:: DATA

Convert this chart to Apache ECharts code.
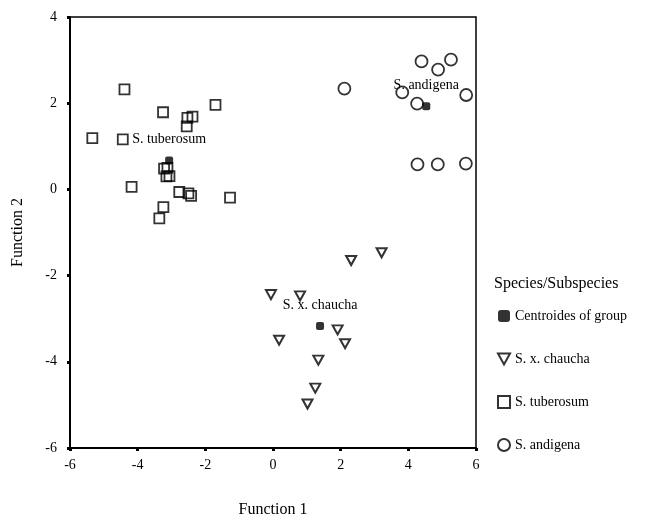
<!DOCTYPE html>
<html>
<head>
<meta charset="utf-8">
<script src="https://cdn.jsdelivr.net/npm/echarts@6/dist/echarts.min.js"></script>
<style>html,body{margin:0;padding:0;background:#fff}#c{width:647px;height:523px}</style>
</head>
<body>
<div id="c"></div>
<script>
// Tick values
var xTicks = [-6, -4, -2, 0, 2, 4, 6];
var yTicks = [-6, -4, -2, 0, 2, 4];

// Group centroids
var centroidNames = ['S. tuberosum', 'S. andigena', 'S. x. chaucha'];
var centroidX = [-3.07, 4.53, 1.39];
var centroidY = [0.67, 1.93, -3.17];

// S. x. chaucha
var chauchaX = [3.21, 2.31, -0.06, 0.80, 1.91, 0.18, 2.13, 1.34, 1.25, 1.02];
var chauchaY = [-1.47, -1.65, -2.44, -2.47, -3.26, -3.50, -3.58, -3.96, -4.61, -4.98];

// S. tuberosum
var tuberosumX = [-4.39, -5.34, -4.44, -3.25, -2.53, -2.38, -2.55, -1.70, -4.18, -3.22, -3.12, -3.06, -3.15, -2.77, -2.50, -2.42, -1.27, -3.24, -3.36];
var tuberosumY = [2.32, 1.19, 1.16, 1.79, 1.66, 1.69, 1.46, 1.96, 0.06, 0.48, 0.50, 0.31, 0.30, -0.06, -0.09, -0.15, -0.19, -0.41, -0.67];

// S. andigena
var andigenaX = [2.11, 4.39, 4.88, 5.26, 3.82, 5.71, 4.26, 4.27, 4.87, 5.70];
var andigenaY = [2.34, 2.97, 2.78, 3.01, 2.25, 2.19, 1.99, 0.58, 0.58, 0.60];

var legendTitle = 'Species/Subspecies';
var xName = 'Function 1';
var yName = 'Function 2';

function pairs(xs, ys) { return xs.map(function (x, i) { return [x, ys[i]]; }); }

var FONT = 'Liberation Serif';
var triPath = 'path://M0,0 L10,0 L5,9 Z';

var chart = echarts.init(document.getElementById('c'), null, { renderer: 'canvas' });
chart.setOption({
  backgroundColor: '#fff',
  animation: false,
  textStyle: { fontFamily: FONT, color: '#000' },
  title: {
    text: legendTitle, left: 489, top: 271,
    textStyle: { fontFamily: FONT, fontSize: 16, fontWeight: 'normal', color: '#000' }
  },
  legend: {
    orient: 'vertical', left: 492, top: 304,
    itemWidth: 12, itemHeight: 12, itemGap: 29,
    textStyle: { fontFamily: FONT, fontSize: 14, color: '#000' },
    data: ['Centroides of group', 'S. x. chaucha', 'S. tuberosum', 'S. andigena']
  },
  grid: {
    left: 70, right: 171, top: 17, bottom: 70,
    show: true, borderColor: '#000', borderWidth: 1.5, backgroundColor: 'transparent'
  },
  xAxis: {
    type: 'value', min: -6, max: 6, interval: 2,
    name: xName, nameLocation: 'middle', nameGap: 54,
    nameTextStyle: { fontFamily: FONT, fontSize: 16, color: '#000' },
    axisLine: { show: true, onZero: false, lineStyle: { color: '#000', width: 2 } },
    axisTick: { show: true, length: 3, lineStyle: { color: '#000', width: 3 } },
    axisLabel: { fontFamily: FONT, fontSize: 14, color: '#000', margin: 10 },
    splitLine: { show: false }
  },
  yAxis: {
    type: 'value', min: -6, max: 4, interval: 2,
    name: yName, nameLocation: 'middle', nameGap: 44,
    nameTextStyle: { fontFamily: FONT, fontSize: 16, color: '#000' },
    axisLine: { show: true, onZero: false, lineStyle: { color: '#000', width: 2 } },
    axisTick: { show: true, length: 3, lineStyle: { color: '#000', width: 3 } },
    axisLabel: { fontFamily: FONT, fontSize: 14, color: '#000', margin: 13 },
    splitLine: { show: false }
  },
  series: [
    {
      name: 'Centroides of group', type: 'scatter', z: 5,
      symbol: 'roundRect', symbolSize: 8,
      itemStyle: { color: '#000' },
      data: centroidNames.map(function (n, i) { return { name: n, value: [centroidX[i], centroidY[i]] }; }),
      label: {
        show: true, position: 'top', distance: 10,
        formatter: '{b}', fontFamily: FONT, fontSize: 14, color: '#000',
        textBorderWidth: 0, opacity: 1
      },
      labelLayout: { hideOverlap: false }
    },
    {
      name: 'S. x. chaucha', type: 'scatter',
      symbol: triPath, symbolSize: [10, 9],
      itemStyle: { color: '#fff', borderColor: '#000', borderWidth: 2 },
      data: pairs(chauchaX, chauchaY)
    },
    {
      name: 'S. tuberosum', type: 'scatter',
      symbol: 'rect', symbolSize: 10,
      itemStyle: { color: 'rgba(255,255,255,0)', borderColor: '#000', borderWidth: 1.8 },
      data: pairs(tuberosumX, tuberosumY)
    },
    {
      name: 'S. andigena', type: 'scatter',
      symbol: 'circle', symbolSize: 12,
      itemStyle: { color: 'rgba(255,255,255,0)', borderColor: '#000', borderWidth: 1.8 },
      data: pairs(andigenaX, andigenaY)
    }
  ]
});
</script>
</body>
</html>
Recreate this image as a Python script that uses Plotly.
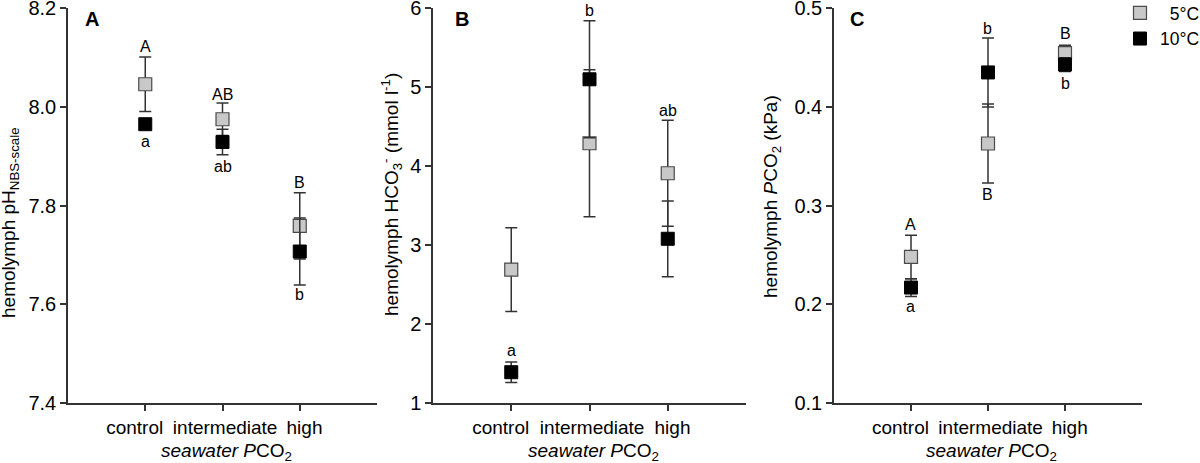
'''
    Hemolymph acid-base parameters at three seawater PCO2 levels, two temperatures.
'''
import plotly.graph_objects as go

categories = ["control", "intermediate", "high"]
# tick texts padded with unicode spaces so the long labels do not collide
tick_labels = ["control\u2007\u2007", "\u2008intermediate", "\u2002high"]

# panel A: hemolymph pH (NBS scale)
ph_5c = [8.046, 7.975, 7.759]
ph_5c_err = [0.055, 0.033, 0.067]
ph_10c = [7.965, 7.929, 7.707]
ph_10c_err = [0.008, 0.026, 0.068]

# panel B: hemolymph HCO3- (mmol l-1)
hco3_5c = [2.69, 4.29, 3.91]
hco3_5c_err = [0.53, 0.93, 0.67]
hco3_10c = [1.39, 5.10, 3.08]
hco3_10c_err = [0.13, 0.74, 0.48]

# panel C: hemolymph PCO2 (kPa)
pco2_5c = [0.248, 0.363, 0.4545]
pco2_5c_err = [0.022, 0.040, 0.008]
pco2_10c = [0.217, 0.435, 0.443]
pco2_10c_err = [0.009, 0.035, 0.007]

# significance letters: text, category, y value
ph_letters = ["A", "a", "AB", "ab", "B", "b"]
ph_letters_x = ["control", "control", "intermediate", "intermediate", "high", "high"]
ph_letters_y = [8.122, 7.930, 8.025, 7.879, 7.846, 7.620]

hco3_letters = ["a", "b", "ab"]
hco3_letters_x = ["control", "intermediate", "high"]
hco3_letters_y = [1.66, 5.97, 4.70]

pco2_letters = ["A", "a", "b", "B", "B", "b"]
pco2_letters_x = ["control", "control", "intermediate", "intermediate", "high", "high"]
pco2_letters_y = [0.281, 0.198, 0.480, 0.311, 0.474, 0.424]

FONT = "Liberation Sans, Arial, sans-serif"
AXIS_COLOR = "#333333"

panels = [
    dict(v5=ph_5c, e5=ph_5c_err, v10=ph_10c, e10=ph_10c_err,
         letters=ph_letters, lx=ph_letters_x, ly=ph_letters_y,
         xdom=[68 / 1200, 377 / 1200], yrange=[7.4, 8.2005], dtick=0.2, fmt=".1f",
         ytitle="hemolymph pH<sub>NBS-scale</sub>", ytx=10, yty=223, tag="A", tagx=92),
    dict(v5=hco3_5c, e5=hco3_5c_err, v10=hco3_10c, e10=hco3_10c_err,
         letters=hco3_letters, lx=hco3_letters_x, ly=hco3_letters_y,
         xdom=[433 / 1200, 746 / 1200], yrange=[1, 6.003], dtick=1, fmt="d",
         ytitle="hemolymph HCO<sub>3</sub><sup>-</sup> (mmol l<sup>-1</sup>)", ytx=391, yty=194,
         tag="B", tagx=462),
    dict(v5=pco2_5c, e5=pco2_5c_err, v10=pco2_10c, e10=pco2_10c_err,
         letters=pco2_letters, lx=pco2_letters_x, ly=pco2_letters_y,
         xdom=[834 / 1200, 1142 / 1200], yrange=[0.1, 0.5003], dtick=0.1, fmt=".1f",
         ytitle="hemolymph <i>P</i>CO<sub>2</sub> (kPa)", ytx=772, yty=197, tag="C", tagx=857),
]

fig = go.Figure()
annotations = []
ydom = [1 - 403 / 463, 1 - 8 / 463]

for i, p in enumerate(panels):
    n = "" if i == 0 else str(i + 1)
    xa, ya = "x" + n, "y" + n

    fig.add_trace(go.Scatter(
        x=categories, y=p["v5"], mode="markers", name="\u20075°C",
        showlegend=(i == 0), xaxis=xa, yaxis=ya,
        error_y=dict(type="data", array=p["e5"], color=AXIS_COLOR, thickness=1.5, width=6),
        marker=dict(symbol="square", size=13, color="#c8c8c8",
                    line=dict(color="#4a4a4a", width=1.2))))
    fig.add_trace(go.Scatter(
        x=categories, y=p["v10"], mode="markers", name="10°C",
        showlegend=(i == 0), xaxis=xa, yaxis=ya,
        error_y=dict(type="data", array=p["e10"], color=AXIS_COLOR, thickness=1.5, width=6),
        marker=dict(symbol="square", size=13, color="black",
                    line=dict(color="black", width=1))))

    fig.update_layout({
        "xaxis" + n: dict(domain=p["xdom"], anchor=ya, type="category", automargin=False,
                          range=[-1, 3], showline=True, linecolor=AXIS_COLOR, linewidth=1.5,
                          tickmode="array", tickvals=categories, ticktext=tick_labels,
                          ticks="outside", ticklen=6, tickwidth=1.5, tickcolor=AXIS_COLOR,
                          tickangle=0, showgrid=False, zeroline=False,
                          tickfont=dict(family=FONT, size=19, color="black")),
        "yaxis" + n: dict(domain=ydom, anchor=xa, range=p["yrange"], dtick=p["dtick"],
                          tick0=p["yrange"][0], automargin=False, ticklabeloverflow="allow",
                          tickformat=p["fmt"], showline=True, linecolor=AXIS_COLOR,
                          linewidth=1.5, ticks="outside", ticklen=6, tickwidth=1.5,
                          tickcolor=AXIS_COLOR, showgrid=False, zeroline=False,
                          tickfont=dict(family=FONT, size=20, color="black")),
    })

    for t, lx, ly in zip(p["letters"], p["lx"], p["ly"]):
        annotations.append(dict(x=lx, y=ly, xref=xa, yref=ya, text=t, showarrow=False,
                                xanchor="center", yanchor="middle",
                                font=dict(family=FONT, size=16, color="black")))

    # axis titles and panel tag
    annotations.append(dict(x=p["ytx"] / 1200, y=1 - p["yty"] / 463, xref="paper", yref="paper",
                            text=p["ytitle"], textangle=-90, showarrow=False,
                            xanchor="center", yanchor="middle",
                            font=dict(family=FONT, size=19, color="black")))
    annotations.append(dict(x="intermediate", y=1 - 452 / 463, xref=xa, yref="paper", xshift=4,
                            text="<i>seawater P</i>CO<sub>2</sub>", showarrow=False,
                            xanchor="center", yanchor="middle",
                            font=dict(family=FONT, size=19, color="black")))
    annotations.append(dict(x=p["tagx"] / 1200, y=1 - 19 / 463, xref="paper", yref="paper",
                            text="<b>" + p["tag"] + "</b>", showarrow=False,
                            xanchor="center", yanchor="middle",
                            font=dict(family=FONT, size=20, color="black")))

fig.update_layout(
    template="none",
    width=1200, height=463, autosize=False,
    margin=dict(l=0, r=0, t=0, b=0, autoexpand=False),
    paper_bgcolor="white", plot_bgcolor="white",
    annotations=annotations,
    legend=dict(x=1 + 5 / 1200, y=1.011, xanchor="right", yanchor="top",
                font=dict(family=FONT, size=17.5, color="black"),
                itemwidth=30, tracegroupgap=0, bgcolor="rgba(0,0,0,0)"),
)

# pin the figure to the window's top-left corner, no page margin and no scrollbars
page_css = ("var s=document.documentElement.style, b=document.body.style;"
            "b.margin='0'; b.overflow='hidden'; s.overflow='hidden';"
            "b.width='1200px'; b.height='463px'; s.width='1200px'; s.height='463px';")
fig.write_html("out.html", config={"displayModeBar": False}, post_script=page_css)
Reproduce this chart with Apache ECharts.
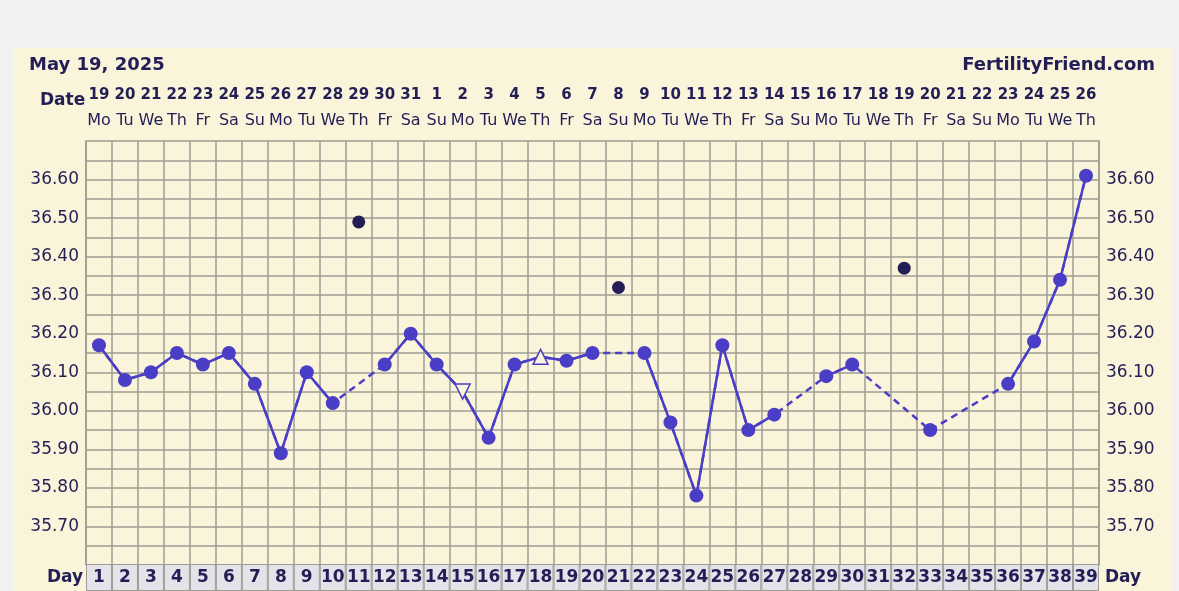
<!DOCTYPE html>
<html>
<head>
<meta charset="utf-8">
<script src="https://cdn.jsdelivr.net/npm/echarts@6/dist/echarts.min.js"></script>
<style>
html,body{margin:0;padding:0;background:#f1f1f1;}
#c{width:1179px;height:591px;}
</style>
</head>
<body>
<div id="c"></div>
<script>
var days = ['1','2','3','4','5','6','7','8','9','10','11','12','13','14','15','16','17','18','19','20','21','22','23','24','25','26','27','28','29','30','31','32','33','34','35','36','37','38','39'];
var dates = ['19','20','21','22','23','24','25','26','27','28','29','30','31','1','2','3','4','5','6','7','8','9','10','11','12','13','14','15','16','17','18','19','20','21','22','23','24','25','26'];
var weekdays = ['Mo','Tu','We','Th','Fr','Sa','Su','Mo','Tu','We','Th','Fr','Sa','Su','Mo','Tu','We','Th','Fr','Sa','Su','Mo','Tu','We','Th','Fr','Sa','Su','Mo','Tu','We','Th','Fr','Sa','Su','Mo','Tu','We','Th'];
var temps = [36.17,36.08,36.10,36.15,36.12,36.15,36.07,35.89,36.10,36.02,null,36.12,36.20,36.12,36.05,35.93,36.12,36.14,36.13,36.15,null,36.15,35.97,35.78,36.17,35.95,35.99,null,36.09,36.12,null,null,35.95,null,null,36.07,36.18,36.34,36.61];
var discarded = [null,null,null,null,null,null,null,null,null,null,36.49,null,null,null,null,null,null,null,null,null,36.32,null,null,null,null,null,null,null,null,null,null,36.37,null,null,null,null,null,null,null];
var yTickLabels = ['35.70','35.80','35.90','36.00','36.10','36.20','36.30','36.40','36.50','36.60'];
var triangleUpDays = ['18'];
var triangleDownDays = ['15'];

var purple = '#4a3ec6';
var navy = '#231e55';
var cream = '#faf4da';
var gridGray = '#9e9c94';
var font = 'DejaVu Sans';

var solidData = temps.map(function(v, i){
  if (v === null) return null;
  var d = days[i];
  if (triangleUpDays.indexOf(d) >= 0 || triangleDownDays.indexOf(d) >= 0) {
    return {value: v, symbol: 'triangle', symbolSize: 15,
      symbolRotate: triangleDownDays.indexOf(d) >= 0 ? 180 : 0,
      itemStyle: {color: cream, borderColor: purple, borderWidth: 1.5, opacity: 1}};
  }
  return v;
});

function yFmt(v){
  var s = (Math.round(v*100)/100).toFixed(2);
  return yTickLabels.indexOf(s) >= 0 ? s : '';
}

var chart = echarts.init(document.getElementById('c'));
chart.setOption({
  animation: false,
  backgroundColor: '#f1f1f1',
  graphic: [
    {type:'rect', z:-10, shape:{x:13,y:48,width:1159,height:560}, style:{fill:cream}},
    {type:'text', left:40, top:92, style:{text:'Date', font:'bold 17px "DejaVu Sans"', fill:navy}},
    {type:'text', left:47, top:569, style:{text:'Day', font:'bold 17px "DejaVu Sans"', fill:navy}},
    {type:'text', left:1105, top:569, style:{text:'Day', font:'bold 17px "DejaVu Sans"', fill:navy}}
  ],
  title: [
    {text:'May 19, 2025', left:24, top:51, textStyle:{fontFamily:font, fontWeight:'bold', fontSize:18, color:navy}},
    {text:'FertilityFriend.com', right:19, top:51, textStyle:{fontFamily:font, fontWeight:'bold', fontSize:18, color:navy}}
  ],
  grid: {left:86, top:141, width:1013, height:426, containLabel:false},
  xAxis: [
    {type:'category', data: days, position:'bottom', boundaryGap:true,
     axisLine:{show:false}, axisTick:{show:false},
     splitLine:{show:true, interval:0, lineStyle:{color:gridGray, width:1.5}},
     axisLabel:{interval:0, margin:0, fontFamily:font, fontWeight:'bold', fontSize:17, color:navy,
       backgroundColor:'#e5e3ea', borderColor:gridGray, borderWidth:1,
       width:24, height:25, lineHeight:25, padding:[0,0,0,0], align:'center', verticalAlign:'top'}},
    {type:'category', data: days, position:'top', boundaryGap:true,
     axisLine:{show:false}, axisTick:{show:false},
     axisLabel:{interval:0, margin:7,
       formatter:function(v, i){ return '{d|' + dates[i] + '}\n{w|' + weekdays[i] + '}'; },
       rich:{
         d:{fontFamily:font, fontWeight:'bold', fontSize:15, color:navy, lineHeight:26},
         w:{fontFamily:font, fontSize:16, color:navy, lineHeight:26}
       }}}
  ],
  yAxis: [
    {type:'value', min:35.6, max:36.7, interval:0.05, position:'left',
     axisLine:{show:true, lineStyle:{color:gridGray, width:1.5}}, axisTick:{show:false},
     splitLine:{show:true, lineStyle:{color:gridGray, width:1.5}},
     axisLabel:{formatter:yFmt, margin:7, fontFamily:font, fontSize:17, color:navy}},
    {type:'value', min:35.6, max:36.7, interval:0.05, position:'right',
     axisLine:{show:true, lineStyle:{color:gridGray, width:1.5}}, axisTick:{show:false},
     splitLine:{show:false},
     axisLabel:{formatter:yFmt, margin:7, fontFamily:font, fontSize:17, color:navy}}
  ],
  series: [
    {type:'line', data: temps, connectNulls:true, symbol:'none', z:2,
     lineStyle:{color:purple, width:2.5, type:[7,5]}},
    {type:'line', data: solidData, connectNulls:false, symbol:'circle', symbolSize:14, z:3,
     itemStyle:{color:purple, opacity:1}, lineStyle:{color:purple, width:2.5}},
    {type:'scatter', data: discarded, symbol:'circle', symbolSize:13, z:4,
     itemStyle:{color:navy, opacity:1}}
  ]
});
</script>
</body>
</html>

::::

Everything from the first line of the records through the line containing "-3.96, -4.61, -4.98];" should be reproduced exactly, apart from the pictures.

### REPLY
Convert this chart to Apache ECharts code.
<!DOCTYPE html>
<html>
<head>
<meta charset="utf-8">
<script src="https://cdn.jsdelivr.net/npm/echarts@6/dist/echarts.min.js"></script>
<style>html,body{margin:0;padding:0;background:#fff}#c{width:647px;height:523px}</style>
</head>
<body>
<div id="c"></div>
<script>
// Tick values
var xTicks = [-6, -4, -2, 0, 2, 4, 6];
var yTicks = [-6, -4, -2, 0, 2, 4];

// Group centroids
var centroidNames = ['S. tuberosum', 'S. andigena', 'S. x. chaucha'];
var centroidX = [-3.07, 4.53, 1.39];
var centroidY = [0.67, 1.93, -3.17];

// S. x. chaucha
var chauchaX = [3.21, 2.31, -0.06, 0.80, 1.91, 0.18, 2.13, 1.34, 1.25, 1.02];
var chauchaY = [-1.47, -1.65, -2.44, -2.47, -3.26, -3.50, -3.58, -3.96, -4.61, -4.98];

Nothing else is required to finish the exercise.